Bob, I was thinking the same thing about the "scare" factor. I just didn't have enough time and moved the story ahead in time- hence the picture crashing. But yes, I knew we were deficient here.

I took liberties with the length of descriptions and asides I know. I was interested in drawing up another Death of a Salesman character (the reference to Willy Loman) but in this script, I wanted him to live and to have learn to "not to care about money" in one of the hardest ways possible, by watching his son be destroyed by a disease.

I hinted at the fact that Reggie loved his father so much, that he wanted to help him along in making this discernment by taking on "the disease". This disease will bring them closer when Willy realizes that what's really important in life- his son; not all his attempts at being the "big man" making big money.

The challenge posed to Reggie by Rupert Fontaine was supposed to happen where he's approached by Rupert Fontaine's whisper, in the backyard out by the birdbath and the bench. When he asks Reggie if he loved his father.

Now that was far too subtle, I know. Like I'm expecting people to read minds- but then I was fighting the space issue.

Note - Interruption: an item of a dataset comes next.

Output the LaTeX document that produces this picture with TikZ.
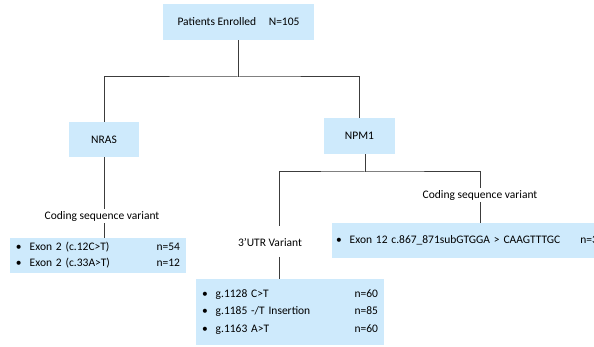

Essentially, I had this idea that the road represented "the hard road travelled" in life and the house represented the negativity that helps people to change, grow and develop it. I wanted to show it in a bit of a positive light.

Again, too subtle and too implied, but there were supposed to be two twins who lived this very same fate already. Rupert Fontaine and his brother, who we only know as "The Photographer" in the beginning.

What I'm trying to suggest is very veiled, but that Rupert's brother is trying to remember to come back and bring his brother out of there- so he can move on in a reincarnation cycle, but in order for that to happen- another person suffering as a victim to money's spell has to come and live this experience: that's Donald. Strangely, as fate has it- destined to repeat itself, Donald brings with him his bad character traits and the innocence of his two young sons who will get caught by this same destiny that bechanced the last two twins and their father.

The hoax too was completely veiled in Donald's dialogue when he sucked people in and sold fake Shaman's rocks for what was it? A nickel a crack?

When he did this, it changed things in the town. The people didn't believe that old story ever again. So they thought when Philip and his mother were trying to give them the rocks- it was all just a hoax. The irony lies in the fact that they couldn't even give them away when they would have helped them, but when they were useless things, they'd be willing to pay.

I liked the idea of having Rupert Fontaine- be a trouble brewing in the back yard and that people were blind to the trouble, even though it was so close to them. I think in reality, we are often that way- blind to the trouble in our own backyards.

I wanted to show Rupert as being completely anonymous in black and we only get to see his diseased form inside the opened grave, until the end, when he walks down out of that sorry street with his brother. We still don't know for sure what he looks like, but we DO know what the photographer looks like and they're twins: so we can guess he's very handsome indeed.

I was playing with metaphors in this thing- taking liberties, but I really did enjoy writing this one.

Thanks to everyone again!

Sandra
Posted by: Sandra Elstree., November 1st, 2008, 11:30pm; Reply: 13

If anyone wants to have at 'er with a rewrite here: go for it.